Repeat the whole listing exactly.

*** DATA PROVIDED

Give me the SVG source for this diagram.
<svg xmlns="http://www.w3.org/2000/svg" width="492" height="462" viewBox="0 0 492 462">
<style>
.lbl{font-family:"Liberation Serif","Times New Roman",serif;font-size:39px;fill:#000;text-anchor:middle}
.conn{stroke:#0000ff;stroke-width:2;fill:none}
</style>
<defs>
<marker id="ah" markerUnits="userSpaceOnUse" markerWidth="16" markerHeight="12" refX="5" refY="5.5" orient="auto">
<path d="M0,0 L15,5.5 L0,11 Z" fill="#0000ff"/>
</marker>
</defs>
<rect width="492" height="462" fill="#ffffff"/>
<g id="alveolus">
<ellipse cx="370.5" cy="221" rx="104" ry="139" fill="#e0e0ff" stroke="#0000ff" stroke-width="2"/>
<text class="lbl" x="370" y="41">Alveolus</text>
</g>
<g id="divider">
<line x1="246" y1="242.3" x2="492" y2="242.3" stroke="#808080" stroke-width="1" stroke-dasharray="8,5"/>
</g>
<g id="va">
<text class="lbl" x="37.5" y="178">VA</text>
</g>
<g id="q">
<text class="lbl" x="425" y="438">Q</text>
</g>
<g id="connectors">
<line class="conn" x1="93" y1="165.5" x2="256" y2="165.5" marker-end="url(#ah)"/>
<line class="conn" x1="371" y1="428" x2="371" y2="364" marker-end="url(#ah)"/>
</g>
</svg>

******

• THE RESPONSE:
Give me the SVG source for this diagram.
<svg xmlns="http://www.w3.org/2000/svg" width="492" height="462" viewBox="0 0 492 462">
<style>
.lbl{font-family:"Liberation Serif","Times New Roman",serif;font-size:39px;fill:#000;text-anchor:middle}
.conn{stroke:#0000ff;stroke-width:2;fill:none}
</style>
<defs>
<marker id="ah" markerUnits="userSpaceOnUse" markerWidth="16" markerHeight="12" refX="5" refY="5.5" orient="auto">
<path d="M0,0 L15,5.5 L0,11 Z" fill="#0000ff"/>
</marker>
</defs>
<rect width="492" height="462" fill="#ffffff"/>
<g id="alveolus">
<ellipse cx="370.5" cy="221" rx="104" ry="139" fill="#e0e0ff" stroke="#0000ff" stroke-width="2"/>
<text class="lbl" x="370" y="41">Alveolus</text>
</g>
<g id="divider">
<line x1="246" y1="242.3" x2="492" y2="242.3" stroke="#808080" stroke-width="1" stroke-dasharray="8,5"/>
</g>
<g id="va">
<text class="lbl" x="37.5" y="178">VA</text>
</g>
<g id="q">
<text class="lbl" x="425" y="438">Q</text>
</g>
<g id="connectors">
<line class="conn" x1="93" y1="165.5" x2="256" y2="165.5" marker-end="url(#ah)"/>
<line class="conn" x1="371" y1="428" x2="371" y2="364" marker-end="url(#ah)"/>
</g>
</svg>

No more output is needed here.